Pictures stay out of the copy; set down each line of the listing below exactly.
begin Data excerpt
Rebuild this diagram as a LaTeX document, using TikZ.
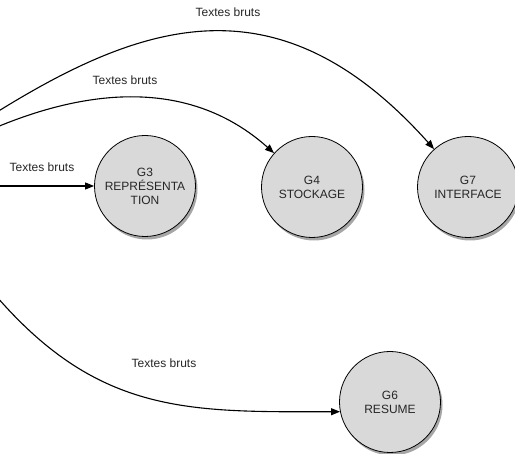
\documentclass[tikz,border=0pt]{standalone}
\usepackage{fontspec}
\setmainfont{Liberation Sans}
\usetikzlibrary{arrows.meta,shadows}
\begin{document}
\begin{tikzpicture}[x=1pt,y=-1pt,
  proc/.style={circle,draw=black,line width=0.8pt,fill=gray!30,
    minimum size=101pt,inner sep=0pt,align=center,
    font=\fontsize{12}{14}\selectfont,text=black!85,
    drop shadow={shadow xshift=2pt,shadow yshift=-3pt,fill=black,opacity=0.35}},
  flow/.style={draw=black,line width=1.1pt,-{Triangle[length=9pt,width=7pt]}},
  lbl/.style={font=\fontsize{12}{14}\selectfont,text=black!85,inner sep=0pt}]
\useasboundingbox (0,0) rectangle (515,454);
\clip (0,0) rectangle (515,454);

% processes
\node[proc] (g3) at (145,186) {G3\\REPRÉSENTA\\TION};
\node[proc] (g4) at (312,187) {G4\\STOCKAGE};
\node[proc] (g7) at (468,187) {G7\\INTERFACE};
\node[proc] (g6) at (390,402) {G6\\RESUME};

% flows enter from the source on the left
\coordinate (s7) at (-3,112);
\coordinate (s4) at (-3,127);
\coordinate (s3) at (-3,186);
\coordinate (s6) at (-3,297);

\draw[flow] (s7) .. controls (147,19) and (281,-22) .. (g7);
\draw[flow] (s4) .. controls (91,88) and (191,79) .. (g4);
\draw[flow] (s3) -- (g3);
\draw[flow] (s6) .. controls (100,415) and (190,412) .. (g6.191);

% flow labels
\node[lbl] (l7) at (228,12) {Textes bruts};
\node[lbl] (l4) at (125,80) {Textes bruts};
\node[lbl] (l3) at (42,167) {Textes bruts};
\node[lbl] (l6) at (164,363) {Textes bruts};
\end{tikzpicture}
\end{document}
end Data excerpt
Result of this task:
Rebuild this diagram as a LaTeX document, using TikZ.
\documentclass[tikz,border=0pt]{standalone}
\usepackage{fontspec}
\setmainfont{Liberation Sans}
\usetikzlibrary{arrows.meta,shadows}
\begin{document}
\begin{tikzpicture}[x=1pt,y=-1pt,
  proc/.style={circle,draw=black,line width=0.8pt,fill=gray!30,
    minimum size=101pt,inner sep=0pt,align=center,
    font=\fontsize{12}{14}\selectfont,text=black!85,
    drop shadow={shadow xshift=2pt,shadow yshift=-3pt,fill=black,opacity=0.35}},
  flow/.style={draw=black,line width=1.1pt,-{Triangle[length=9pt,width=7pt]}},
  lbl/.style={font=\fontsize{12}{14}\selectfont,text=black!85,inner sep=0pt}]
\useasboundingbox (0,0) rectangle (515,454);
\clip (0,0) rectangle (515,454);

% processes
\node[proc] (g3) at (145,186) {G3\\REPRÉSENTA\\TION};
\node[proc] (g4) at (312,187) {G4\\STOCKAGE};
\node[proc] (g7) at (468,187) {G7\\INTERFACE};
\node[proc] (g6) at (390,402) {G6\\RESUME};

% flows enter from the source on the left
\coordinate (s7) at (-3,112);
\coordinate (s4) at (-3,127);
\coordinate (s3) at (-3,186);
\coordinate (s6) at (-3,297);

\draw[flow] (s7) .. controls (147,19) and (281,-22) .. (g7);
\draw[flow] (s4) .. controls (91,88) and (191,79) .. (g4);
\draw[flow] (s3) -- (g3);
\draw[flow] (s6) .. controls (100,415) and (190,412) .. (g6.191);

% flow labels
\node[lbl] (l7) at (228,12) {Textes bruts};
\node[lbl] (l4) at (125,80) {Textes bruts};
\node[lbl] (l3) at (42,167) {Textes bruts};
\node[lbl] (l6) at (164,363) {Textes bruts};
\end{tikzpicture}
\end{document}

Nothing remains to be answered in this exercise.